California Attorney General Rob Bonta says charities are required to file financial reports with the state's Department of Justice, so you can go online and check their registration status.

"You can use our registry: search tool@oag.ca.gov, under charities to ensure a charity is in good standing and is up to date with its financial reporting requirements," Bonta explained.

Consumers are urged to read those financial reports, to find out what percentage of their revenue is spent on the mission versus on staff and overhead. Experts also warn people not to fall for high-pressure tactics used on telemarketing calls.

Bonta urged people to check the name, email and web address carefully to be certain you don't fall prey to a scammer posing as a real charity.

"Take, for example, the American Red Cross of California.

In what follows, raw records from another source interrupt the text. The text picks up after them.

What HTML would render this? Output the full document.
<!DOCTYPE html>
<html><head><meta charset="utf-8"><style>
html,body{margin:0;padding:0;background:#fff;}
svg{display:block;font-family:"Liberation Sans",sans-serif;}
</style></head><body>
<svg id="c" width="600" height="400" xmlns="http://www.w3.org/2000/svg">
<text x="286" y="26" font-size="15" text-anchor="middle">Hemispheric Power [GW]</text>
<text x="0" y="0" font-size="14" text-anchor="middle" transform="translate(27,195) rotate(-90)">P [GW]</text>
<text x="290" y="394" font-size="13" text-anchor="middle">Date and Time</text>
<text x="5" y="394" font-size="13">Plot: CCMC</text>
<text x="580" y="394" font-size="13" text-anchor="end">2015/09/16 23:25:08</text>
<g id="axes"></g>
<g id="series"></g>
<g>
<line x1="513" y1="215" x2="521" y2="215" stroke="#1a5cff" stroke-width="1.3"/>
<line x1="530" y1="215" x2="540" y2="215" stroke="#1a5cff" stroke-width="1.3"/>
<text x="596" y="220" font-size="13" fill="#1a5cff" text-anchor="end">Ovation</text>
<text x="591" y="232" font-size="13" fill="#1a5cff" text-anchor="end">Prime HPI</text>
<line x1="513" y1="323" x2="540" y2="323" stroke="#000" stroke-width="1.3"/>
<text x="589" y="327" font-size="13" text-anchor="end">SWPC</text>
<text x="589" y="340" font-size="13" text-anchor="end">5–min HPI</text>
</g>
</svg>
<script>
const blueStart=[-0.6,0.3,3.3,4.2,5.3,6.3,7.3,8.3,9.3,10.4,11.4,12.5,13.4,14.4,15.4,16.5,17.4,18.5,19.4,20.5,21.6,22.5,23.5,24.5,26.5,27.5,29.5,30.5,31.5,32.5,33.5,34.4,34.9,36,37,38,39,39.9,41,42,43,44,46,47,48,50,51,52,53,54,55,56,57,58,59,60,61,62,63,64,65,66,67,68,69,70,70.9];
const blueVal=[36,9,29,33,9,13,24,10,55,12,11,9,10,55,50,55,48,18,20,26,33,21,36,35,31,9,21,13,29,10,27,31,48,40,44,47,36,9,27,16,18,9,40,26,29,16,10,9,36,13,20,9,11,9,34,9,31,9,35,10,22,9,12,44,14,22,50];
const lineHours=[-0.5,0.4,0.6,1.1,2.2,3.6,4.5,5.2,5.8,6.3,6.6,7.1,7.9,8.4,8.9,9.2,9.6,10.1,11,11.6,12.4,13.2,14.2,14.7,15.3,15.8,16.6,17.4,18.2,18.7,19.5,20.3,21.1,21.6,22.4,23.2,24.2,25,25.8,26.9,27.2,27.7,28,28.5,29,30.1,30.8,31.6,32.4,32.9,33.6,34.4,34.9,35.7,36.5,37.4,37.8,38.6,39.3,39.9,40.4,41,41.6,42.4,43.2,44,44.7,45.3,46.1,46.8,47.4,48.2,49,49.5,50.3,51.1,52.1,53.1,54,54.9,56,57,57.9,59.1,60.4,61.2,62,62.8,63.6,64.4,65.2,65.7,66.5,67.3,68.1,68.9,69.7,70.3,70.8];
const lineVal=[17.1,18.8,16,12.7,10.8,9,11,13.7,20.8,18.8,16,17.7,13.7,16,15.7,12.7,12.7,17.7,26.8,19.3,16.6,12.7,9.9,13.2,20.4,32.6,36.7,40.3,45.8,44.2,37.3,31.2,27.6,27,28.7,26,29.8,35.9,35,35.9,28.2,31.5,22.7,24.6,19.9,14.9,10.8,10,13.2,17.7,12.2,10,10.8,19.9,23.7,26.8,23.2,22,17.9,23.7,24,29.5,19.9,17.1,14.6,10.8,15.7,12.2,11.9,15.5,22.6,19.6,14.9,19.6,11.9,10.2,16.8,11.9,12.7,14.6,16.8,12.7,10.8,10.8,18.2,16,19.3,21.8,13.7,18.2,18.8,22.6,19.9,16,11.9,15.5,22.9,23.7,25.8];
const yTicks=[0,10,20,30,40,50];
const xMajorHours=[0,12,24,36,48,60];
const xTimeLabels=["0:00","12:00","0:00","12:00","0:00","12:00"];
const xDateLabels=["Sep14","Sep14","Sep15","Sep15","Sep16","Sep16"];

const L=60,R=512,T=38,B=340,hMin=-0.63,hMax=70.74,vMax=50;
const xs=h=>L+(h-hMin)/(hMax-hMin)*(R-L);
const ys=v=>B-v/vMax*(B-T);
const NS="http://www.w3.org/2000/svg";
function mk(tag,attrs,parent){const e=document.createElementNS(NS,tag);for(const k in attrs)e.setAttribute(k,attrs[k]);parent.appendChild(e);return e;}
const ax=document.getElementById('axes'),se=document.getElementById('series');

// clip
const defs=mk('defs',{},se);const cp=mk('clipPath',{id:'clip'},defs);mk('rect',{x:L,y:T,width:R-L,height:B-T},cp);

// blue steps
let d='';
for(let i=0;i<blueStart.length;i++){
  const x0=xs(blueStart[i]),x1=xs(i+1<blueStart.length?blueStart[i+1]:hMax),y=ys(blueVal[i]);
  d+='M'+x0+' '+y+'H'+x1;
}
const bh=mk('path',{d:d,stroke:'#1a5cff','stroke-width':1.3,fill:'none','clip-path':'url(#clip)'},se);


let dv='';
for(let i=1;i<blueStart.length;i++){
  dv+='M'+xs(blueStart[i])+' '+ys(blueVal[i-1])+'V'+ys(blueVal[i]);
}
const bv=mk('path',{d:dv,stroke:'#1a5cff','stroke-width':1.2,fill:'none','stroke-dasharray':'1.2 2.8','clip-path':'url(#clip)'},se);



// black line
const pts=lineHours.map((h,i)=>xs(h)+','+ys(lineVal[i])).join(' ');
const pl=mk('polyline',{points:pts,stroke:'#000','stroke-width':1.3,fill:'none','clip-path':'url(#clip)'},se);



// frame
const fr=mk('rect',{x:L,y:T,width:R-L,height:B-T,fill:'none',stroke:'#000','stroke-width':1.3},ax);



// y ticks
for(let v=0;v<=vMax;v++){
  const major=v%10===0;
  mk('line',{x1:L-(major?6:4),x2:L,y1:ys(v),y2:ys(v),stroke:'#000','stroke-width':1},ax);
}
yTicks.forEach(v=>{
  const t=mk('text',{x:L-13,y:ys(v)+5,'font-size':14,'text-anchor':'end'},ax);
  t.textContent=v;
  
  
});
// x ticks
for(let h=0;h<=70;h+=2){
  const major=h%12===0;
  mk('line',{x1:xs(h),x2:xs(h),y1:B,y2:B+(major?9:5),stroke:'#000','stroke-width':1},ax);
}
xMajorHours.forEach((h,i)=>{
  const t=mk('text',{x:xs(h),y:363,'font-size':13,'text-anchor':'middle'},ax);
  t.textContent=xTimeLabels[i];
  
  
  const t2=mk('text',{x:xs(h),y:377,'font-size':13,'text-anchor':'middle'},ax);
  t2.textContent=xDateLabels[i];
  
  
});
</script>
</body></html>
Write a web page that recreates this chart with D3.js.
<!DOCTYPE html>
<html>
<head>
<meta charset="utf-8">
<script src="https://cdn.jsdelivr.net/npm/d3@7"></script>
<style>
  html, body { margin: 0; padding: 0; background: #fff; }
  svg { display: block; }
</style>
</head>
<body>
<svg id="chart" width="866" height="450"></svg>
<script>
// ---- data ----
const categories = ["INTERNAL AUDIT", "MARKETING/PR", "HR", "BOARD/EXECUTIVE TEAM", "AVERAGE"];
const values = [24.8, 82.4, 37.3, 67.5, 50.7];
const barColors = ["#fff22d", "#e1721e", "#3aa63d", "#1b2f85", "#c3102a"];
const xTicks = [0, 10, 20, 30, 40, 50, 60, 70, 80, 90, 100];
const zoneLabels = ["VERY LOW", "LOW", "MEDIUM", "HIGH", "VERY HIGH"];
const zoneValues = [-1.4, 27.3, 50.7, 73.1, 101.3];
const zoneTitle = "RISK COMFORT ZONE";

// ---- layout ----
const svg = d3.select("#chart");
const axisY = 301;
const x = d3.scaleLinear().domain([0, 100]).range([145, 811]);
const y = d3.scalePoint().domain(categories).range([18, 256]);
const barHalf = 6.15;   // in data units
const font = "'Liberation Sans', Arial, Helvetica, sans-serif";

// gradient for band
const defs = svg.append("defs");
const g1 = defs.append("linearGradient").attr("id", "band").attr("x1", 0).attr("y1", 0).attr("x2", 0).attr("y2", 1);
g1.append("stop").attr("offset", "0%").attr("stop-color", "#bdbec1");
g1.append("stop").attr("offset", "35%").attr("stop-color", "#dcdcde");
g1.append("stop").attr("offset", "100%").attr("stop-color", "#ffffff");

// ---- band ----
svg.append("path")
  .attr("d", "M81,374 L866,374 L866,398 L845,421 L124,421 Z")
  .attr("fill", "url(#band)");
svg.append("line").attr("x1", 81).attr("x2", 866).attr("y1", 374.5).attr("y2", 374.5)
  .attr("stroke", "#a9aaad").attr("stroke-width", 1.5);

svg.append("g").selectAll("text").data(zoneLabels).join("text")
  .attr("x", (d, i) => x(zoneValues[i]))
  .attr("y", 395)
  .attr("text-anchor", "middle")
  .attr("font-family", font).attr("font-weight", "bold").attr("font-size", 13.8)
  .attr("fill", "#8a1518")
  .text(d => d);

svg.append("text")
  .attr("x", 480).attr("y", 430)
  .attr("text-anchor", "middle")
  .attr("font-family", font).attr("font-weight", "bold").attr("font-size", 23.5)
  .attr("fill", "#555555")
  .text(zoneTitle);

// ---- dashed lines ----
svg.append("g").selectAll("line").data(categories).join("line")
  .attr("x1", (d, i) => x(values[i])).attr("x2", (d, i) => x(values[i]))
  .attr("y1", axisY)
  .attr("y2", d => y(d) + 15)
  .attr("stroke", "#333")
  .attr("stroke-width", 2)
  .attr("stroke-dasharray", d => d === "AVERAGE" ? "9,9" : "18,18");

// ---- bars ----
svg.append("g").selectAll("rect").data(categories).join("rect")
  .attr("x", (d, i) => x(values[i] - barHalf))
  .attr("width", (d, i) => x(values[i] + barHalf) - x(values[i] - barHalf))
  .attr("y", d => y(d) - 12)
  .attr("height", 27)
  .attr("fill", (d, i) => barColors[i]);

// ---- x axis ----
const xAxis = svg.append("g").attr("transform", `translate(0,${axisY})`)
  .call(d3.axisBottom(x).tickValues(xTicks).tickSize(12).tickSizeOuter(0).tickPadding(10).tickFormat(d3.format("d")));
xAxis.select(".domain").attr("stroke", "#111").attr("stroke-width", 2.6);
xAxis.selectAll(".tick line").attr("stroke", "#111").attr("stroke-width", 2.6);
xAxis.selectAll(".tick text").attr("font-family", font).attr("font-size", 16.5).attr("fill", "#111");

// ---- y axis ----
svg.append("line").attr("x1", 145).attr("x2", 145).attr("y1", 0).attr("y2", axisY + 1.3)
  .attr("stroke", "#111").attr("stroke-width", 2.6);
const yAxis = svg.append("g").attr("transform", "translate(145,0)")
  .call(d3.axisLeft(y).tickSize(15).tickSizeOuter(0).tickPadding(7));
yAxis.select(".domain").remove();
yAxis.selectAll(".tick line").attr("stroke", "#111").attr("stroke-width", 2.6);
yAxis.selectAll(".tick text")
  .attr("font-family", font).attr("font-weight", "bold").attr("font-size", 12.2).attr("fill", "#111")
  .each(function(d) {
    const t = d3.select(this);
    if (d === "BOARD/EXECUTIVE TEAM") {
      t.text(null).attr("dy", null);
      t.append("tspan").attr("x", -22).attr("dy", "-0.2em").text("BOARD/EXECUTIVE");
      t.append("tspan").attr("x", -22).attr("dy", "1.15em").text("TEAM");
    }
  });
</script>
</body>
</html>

Sounds good. But that's not the American Red Cross that we know and love," he said. "It sounds like the Red Cross, but that was actually the name of a now-defunct organization that our office ordered to 'cease and desist' back in 2019 for misleading donors."

Officials also advise consumers to be careful if asked to make a donation via text, QR code or portable credit card reader. Verify that the person asking truly represents a legitimate charity, get a receipt, and check your credit card statement right away to make sure you were charged the correct amount.